Nguyen is arriving to UNC as an experienced researcher and lecturer. After completing her Pharmacy degree in 2005 and receiving her license as a board-certified pharmacist in Germany, she earned her Ph.D. at the Phillips-University of Marburg in Germany in 2009, where she focused on drug delivery and polymer chemistry. She then worked for four years as a postdoctoral fellow at the University of California-San Francisco, where she trained with Dr. Francis Szoka. She started her independent career at the University of Buffalo in 2013, and was promoted to associate professor in 2019.
She received several honors and awards for her work, including the University of Buffalo Exceptional Scholar Young Investigator Award, the NYSTAR faculty award and the National Science Foundation (NSF) CAREER award, which is the NSF’s most prestigious honor for early career faculty.
Nguyen runs the Therapeutic Biomaterials Laboratory, which she said focuses on “developing the next generation of materials to treat life-threatening diseases.” The Nguyen lab focuses on using molecules such as proteins, lipids, and RNA-based materials to treat heart attacks and various cancers. She became particularly interested in working with proteins and exosomes because of their versatility and how they can be modified to target and modulate specific cells.

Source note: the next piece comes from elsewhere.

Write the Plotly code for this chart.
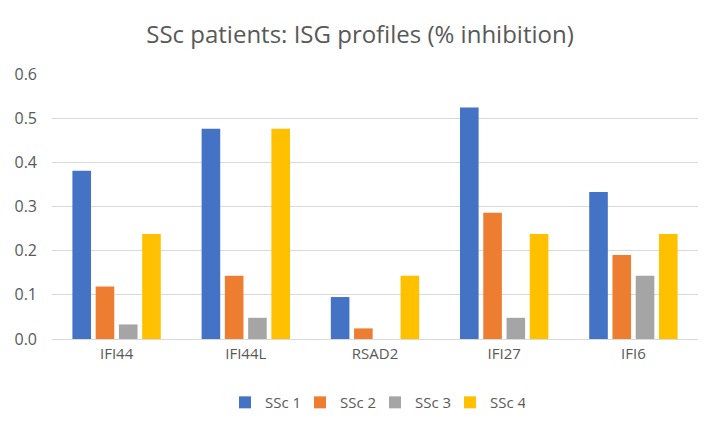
import plotly.graph_objects as go

categories = ["IFI44", "IFI44L", "RSAD2", "IFI27", "IFI6"]
series_names = ["SSc 1", "SSc 2", "SSc 3", "SSc 4"]
ssc1 = [0.381, 0.476, 0.095, 0.524, 0.333]
ssc2 = [0.119, 0.143, 0.024, 0.286, 0.190]
ssc3 = [0.033, 0.048, 0.0, 0.048, 0.143]
ssc4 = [0.238, 0.476, 0.143, 0.238, 0.238]
y_ticks = [0.0, 0.1, 0.2, 0.3, 0.4, 0.5, 0.6]
colors = ["#4472C4", "#ED7D31", "#A5A5A5", "#FFC000"]

FONT = "Open Sans, Liberation Sans, sans-serif"
fig = go.Figure()
for name, vals, col in zip(series_names, [ssc1, ssc2, ssc3, ssc4], colors):
    fig.add_trace(go.Bar(x=categories, y=vals, name=name, marker_color=col,
                         marker_line_width=0))

fig.update_layout(
    width=720, height=432,
    paper_bgcolor="white", plot_bgcolor="white",
    margin=dict(l=52, r=22, t=74, b=93),
    barmode="group", bargap=0.28, bargroupgap=0.2,
    title=dict(text="SSc patients: ISG profiles (% inhibition)", x=0.5, xanchor="center",
               y=1 - 35 / 432, yanchor="middle",
               font=dict(family=FONT, size=24, color="#595959")),
    font=dict(family=FONT, color="#595959", size=15),
    legend=dict(orientation="h", x=0.5, xanchor="center", y=-0.24, yanchor="middle",
                font=dict(size=15, color="#595959"), itemwidth=30, traceorder="normal",
                entrywidth=30, entrywidthmode="pixels"),
    xaxis=dict(showgrid=False, showline=False, ticks="", ticklabelstandoff=4,
               tickfont=dict(size=15, color="#595959")),
    yaxis=dict(range=[0, 0.6], tickvals=y_ticks, tickformat=".1f", showgrid=True,
               gridcolor="#D9D9D9", gridwidth=1, zeroline=True, zerolinecolor="#D9D9D9",
               zerolinewidth=1, showline=False, ticks="", ticklabelstandoff=14,
               tickfont=dict(size=16, color="#595959")),
)
fig.write_html("out.html", config={"displayModeBar": False},
               post_script="document.body.style.margin='0';")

“With genetic engineering, your opportunities are endless,” she said.
In addition to lab work, Nguyen will also lecture on drug delivery and nanomedicine. She is committed to making science discoveries more accessible and has worked with the Young Innovators Program, which gives students from North Carolina schools the chance to participate in a summer research project. Nguyen, along with high school students and graduate students in her lab have created educational YouTube videos that explain some of the biological concepts in her research. This work is funded by the NSF CAREER award.
“We are harnessing the advantages of visualization and animation to teach complex scientific matters to high school students,” Nguyen said. “With animations we can explain difficult scientific concepts in a more understandable way and have the potential to reach a wider audience. We hope this will reduce barriers to choosing science as a career at an early stage and increase retention in STEM related fields.”
Nguyen was also recognized as a 2019 Young Innovator in Cellular and Biomolecular Engineering, a prestigious international recognition from the Biomedical Engineering Society to highlight the research of outstanding young investigators. She was one of 12 faculty members from around the world to receive this award. As part of this award, Nguyen’s article, “Carrier-Free CXCR4-Targeted Nanoplexes Designed for Polarizing Macrophages to Suppress Tumor Growth” was featured in the CMBE journal in August 2019.
She will also give an invited talk in a session highlighting this year’s award winners at the Biomedical Engineering Society in Philadelphia, to be held Oct. 16-19. Nguyen said she is looking forward to having the opportunity to further develop her lab’s technology into clinically viable therapeutics while also collaborating with faculty from the UNC Lineberger Comprehensive Cancer Center and the McAllister Heart Institute.